Financial markets have been on edge this week in the face of growing doubts that an EU-IMF rescue mechanism for Greece, under which Athens would be eligible for eurozone loans totalling 30 billion euros this year, would be enough to forestall a sovereign debt default.

“There were reports, later denied, that Greece was planning to scale back or cancel altogether its proposed dollar-denominated debt issue due to a lack of investor interest,” said Nick Bennenbroek head of currency strategy at Wells Fargo Bank.

The Greek foreign ministry said the government wants discussions with the EU, the European Central Bank and the IMF on the potential aid package agreed on last Sunday.
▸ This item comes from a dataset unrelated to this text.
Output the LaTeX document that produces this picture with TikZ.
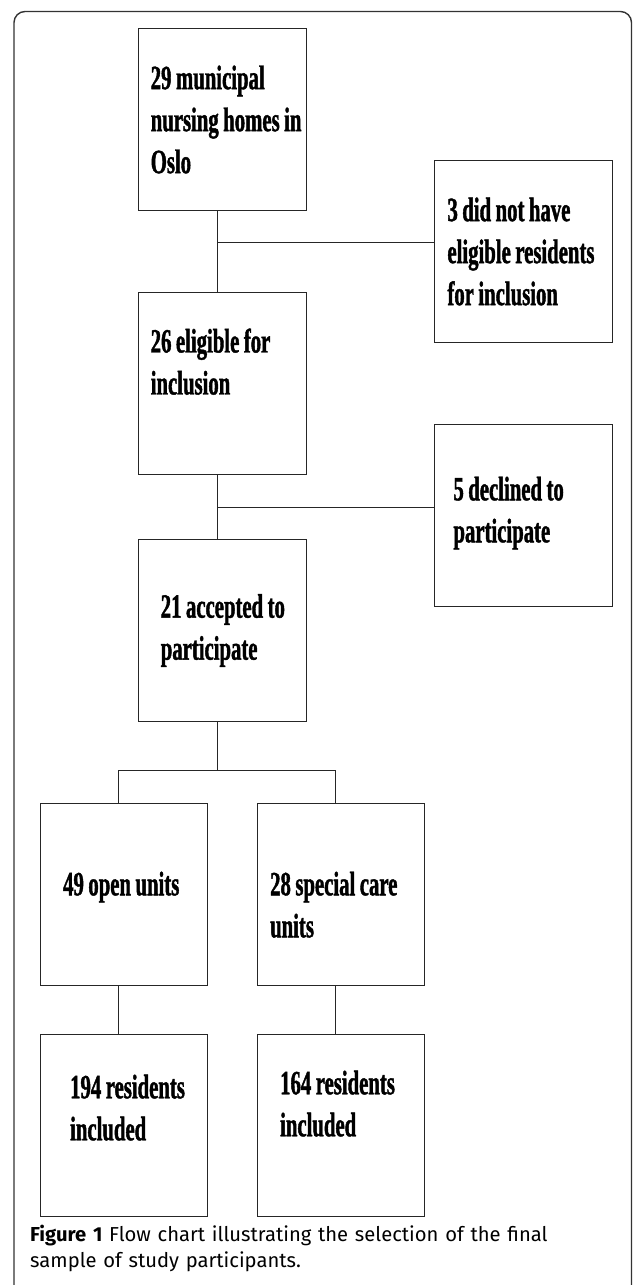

While Greece insisted it was not seeking to activate the assistance pact now, Citi European Economics analyst Giada Giani said the talks were nonetheless significant as a “formal starting point”.

The IMF announced it was dispatching a team of experts to Greece next Monday at the request of authorities to discuss a possible loan, moving the country a step closer to becoming the first eurozone nation to get an IMF bailout. If the Greek government seeks aid, the lenders may require tough economic and fiscal reforms in exchange.

“These probably will go well beyond the tightening measures that Greece has put in place up to now, which may help reduce the deficit for 2010 but do little to tackle Greece’s long-term solvency issues,” Citi’s Giani said.